** START **
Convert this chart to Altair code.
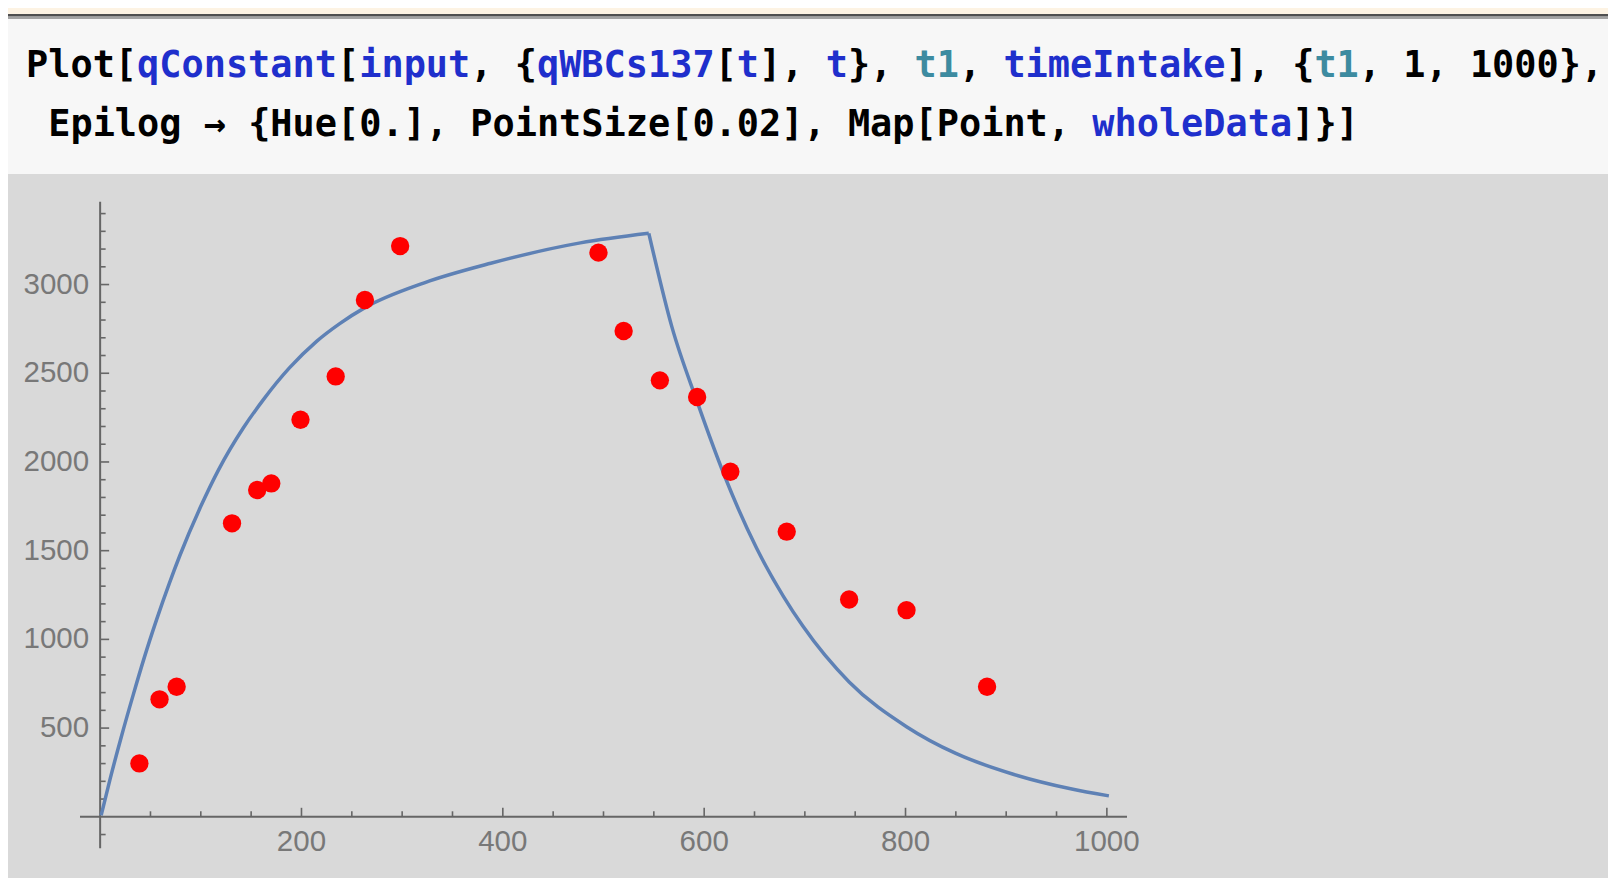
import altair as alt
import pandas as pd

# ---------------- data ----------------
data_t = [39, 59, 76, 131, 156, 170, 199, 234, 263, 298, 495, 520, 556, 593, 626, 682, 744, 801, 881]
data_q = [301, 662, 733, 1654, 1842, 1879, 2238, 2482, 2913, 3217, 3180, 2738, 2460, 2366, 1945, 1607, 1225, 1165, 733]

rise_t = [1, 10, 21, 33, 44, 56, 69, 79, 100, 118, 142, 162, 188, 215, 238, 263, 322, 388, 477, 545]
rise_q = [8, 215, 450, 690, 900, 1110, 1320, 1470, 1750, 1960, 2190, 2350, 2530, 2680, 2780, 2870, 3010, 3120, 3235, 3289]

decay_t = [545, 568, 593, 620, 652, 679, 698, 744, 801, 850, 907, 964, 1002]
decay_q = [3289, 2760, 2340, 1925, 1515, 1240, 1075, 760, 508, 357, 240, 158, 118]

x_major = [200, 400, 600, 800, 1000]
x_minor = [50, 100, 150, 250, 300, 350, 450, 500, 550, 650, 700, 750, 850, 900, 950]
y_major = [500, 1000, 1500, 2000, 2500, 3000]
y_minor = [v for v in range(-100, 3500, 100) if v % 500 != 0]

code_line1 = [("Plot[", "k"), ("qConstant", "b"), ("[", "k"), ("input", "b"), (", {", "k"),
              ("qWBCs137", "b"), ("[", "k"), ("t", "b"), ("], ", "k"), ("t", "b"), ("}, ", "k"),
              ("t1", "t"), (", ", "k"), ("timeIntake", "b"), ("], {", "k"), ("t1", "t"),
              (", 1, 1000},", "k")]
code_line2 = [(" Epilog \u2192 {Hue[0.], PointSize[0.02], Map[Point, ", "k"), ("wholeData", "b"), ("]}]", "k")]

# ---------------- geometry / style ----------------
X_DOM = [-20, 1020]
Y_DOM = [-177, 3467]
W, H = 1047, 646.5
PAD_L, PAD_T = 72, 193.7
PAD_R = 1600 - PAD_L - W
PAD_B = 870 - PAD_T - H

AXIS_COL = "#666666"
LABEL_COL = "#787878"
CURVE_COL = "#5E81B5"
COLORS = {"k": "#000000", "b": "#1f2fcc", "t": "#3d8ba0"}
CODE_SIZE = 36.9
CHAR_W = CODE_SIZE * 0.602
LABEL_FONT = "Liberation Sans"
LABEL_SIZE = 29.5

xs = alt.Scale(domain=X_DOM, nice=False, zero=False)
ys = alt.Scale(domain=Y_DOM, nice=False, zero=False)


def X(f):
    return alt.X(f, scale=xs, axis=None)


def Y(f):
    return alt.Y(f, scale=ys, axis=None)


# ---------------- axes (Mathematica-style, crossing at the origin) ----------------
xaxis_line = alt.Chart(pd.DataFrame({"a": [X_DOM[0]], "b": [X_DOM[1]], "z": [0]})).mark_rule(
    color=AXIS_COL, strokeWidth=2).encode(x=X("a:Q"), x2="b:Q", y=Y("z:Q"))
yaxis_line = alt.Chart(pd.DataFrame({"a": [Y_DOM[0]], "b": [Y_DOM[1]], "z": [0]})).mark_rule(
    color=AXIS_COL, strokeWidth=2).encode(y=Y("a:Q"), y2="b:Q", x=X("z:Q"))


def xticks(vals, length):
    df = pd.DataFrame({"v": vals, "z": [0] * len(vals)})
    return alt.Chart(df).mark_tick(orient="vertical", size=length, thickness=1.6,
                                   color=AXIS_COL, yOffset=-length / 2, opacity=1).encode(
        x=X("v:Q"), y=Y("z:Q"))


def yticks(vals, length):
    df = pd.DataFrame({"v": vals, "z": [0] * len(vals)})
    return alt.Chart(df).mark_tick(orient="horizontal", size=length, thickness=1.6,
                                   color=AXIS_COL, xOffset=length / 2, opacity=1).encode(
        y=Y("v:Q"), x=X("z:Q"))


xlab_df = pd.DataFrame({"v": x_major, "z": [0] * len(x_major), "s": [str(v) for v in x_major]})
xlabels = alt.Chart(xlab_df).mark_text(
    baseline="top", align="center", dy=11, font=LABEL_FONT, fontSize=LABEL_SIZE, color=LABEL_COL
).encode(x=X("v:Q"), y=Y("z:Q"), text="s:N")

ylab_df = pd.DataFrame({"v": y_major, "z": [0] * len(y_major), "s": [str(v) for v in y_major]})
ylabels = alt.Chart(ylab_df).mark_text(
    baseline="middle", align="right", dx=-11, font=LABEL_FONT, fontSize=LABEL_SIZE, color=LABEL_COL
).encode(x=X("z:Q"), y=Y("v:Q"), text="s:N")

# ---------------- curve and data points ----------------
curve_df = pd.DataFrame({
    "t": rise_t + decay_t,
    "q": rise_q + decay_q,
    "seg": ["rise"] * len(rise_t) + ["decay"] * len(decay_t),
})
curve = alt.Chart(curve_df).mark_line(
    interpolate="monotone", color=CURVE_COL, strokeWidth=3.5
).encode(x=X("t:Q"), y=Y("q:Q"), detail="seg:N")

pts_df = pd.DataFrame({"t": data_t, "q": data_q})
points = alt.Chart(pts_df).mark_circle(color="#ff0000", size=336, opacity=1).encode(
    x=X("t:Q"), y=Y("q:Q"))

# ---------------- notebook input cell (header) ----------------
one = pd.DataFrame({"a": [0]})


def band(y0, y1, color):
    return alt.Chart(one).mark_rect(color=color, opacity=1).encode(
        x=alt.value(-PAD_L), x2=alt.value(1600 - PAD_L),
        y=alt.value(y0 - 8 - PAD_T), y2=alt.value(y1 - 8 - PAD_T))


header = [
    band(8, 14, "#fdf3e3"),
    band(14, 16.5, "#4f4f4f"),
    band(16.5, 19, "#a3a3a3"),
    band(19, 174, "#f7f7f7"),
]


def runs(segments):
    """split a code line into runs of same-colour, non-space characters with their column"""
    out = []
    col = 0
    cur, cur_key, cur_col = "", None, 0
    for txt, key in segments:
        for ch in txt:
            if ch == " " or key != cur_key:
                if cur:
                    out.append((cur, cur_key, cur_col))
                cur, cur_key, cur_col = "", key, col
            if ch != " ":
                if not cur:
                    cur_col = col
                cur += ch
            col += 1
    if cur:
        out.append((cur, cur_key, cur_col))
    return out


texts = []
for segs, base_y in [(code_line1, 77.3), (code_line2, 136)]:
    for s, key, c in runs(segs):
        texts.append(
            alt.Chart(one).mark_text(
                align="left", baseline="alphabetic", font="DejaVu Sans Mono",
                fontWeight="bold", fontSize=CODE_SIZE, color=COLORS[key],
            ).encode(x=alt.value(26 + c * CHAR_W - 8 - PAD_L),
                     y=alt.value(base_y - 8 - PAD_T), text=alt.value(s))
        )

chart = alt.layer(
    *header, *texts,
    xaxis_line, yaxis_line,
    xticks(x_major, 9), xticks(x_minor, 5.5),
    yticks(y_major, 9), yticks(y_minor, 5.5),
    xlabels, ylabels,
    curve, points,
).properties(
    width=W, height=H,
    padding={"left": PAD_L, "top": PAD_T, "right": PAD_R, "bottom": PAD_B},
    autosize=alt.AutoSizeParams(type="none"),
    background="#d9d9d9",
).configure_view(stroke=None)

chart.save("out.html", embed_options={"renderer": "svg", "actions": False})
** END **
Transcribe the full listing above exactly, with the images removed.

Task result
Convert this chart to Altair code.
import altair as alt
import pandas as pd

# ---------------- data ----------------
data_t = [39, 59, 76, 131, 156, 170, 199, 234, 263, 298, 495, 520, 556, 593, 626, 682, 744, 801, 881]
data_q = [301, 662, 733, 1654, 1842, 1879, 2238, 2482, 2913, 3217, 3180, 2738, 2460, 2366, 1945, 1607, 1225, 1165, 733]

rise_t = [1, 10, 21, 33, 44, 56, 69, 79, 100, 118, 142, 162, 188, 215, 238, 263, 322, 388, 477, 545]
rise_q = [8, 215, 450, 690, 900, 1110, 1320, 1470, 1750, 1960, 2190, 2350, 2530, 2680, 2780, 2870, 3010, 3120, 3235, 3289]

decay_t = [545, 568, 593, 620, 652, 679, 698, 744, 801, 850, 907, 964, 1002]
decay_q = [3289, 2760, 2340, 1925, 1515, 1240, 1075, 760, 508, 357, 240, 158, 118]

x_major = [200, 400, 600, 800, 1000]
x_minor = [50, 100, 150, 250, 300, 350, 450, 500, 550, 650, 700, 750, 850, 900, 950]
y_major = [500, 1000, 1500, 2000, 2500, 3000]
y_minor = [v for v in range(-100, 3500, 100) if v % 500 != 0]

code_line1 = [("Plot[", "k"), ("qConstant", "b"), ("[", "k"), ("input", "b"), (", {", "k"),
              ("qWBCs137", "b"), ("[", "k"), ("t", "b"), ("], ", "k"), ("t", "b"), ("}, ", "k"),
              ("t1", "t"), (", ", "k"), ("timeIntake", "b"), ("], {", "k"), ("t1", "t"),
              (", 1, 1000},", "k")]
code_line2 = [(" Epilog \u2192 {Hue[0.], PointSize[0.02], Map[Point, ", "k"), ("wholeData", "b"), ("]}]", "k")]

# ---------------- geometry / style ----------------
X_DOM = [-20, 1020]
Y_DOM = [-177, 3467]
W, H = 1047, 646.5
PAD_L, PAD_T = 72, 193.7
PAD_R = 1600 - PAD_L - W
PAD_B = 870 - PAD_T - H

AXIS_COL = "#666666"
LABEL_COL = "#787878"
CURVE_COL = "#5E81B5"
COLORS = {"k": "#000000", "b": "#1f2fcc", "t": "#3d8ba0"}
CODE_SIZE = 36.9
CHAR_W = CODE_SIZE * 0.602
LABEL_FONT = "Liberation Sans"
LABEL_SIZE = 29.5

xs = alt.Scale(domain=X_DOM, nice=False, zero=False)
ys = alt.Scale(domain=Y_DOM, nice=False, zero=False)


def X(f):
    return alt.X(f, scale=xs, axis=None)


def Y(f):
    return alt.Y(f, scale=ys, axis=None)


# ---------------- axes (Mathematica-style, crossing at the origin) ----------------
xaxis_line = alt.Chart(pd.DataFrame({"a": [X_DOM[0]], "b": [X_DOM[1]], "z": [0]})).mark_rule(
    color=AXIS_COL, strokeWidth=2).encode(x=X("a:Q"), x2="b:Q", y=Y("z:Q"))
yaxis_line = alt.Chart(pd.DataFrame({"a": [Y_DOM[0]], "b": [Y_DOM[1]], "z": [0]})).mark_rule(
    color=AXIS_COL, strokeWidth=2).encode(y=Y("a:Q"), y2="b:Q", x=X("z:Q"))


def xticks(vals, length):
    df = pd.DataFrame({"v": vals, "z": [0] * len(vals)})
    return alt.Chart(df).mark_tick(orient="vertical", size=length, thickness=1.6,
                                   color=AXIS_COL, yOffset=-length / 2, opacity=1).encode(
        x=X("v:Q"), y=Y("z:Q"))


def yticks(vals, length):
    df = pd.DataFrame({"v": vals, "z": [0] * len(vals)})
    return alt.Chart(df).mark_tick(orient="horizontal", size=length, thickness=1.6,
                                   color=AXIS_COL, xOffset=length / 2, opacity=1).encode(
        y=Y("v:Q"), x=X("z:Q"))


xlab_df = pd.DataFrame({"v": x_major, "z": [0] * len(x_major), "s": [str(v) for v in x_major]})
xlabels = alt.Chart(xlab_df).mark_text(
    baseline="top", align="center", dy=11, font=LABEL_FONT, fontSize=LABEL_SIZE, color=LABEL_COL
).encode(x=X("v:Q"), y=Y("z:Q"), text="s:N")

ylab_df = pd.DataFrame({"v": y_major, "z": [0] * len(y_major), "s": [str(v) for v in y_major]})
ylabels = alt.Chart(ylab_df).mark_text(
    baseline="middle", align="right", dx=-11, font=LABEL_FONT, fontSize=LABEL_SIZE, color=LABEL_COL
).encode(x=X("z:Q"), y=Y("v:Q"), text="s:N")

# ---------------- curve and data points ----------------
curve_df = pd.DataFrame({
    "t": rise_t + decay_t,
    "q": rise_q + decay_q,
    "seg": ["rise"] * len(rise_t) + ["decay"] * len(decay_t),
})
curve = alt.Chart(curve_df).mark_line(
    interpolate="monotone", color=CURVE_COL, strokeWidth=3.5
).encode(x=X("t:Q"), y=Y("q:Q"), detail="seg:N")

pts_df = pd.DataFrame({"t": data_t, "q": data_q})
points = alt.Chart(pts_df).mark_circle(color="#ff0000", size=336, opacity=1).encode(
    x=X("t:Q"), y=Y("q:Q"))

# ---------------- notebook input cell (header) ----------------
one = pd.DataFrame({"a": [0]})


def band(y0, y1, color):
    return alt.Chart(one).mark_rect(color=color, opacity=1).encode(
        x=alt.value(-PAD_L), x2=alt.value(1600 - PAD_L),
        y=alt.value(y0 - 8 - PAD_T), y2=alt.value(y1 - 8 - PAD_T))


header = [
    band(8, 14, "#fdf3e3"),
    band(14, 16.5, "#4f4f4f"),
    band(16.5, 19, "#a3a3a3"),
    band(19, 174, "#f7f7f7"),
]


def runs(segments):
    """split a code line into runs of same-colour, non-space characters with their column"""
    out = []
    col = 0
    cur, cur_key, cur_col = "", None, 0
    for txt, key in segments:
        for ch in txt:
            if ch == " " or key != cur_key:
                if cur:
                    out.append((cur, cur_key, cur_col))
                cur, cur_key, cur_col = "", key, col
            if ch != " ":
                if not cur:
                    cur_col = col
                cur += ch
            col += 1
    if cur:
        out.append((cur, cur_key, cur_col))
    return out


texts = []
for segs, base_y in [(code_line1, 77.3), (code_line2, 136)]:
    for s, key, c in runs(segs):
        texts.append(
            alt.Chart(one).mark_text(
                align="left", baseline="alphabetic", font="DejaVu Sans Mono",
                fontWeight="bold", fontSize=CODE_SIZE, color=COLORS[key],
            ).encode(x=alt.value(26 + c * CHAR_W - 8 - PAD_L),
                     y=alt.value(base_y - 8 - PAD_T), text=alt.value(s))
        )

chart = alt.layer(
    *header, *texts,
    xaxis_line, yaxis_line,
    xticks(x_major, 9), xticks(x_minor, 5.5),
    yticks(y_major, 9), yticks(y_minor, 5.5),
    xlabels, ylabels,
    curve, points,
).properties(
    width=W, height=H,
    padding={"left": PAD_L, "top": PAD_T, "right": PAD_R, "bottom": PAD_B},
    autosize=alt.AutoSizeParams(type="none"),
    background="#d9d9d9",
).configure_view(stroke=None)

chart.save("out.html", embed_options={"renderer": "svg", "actions": False})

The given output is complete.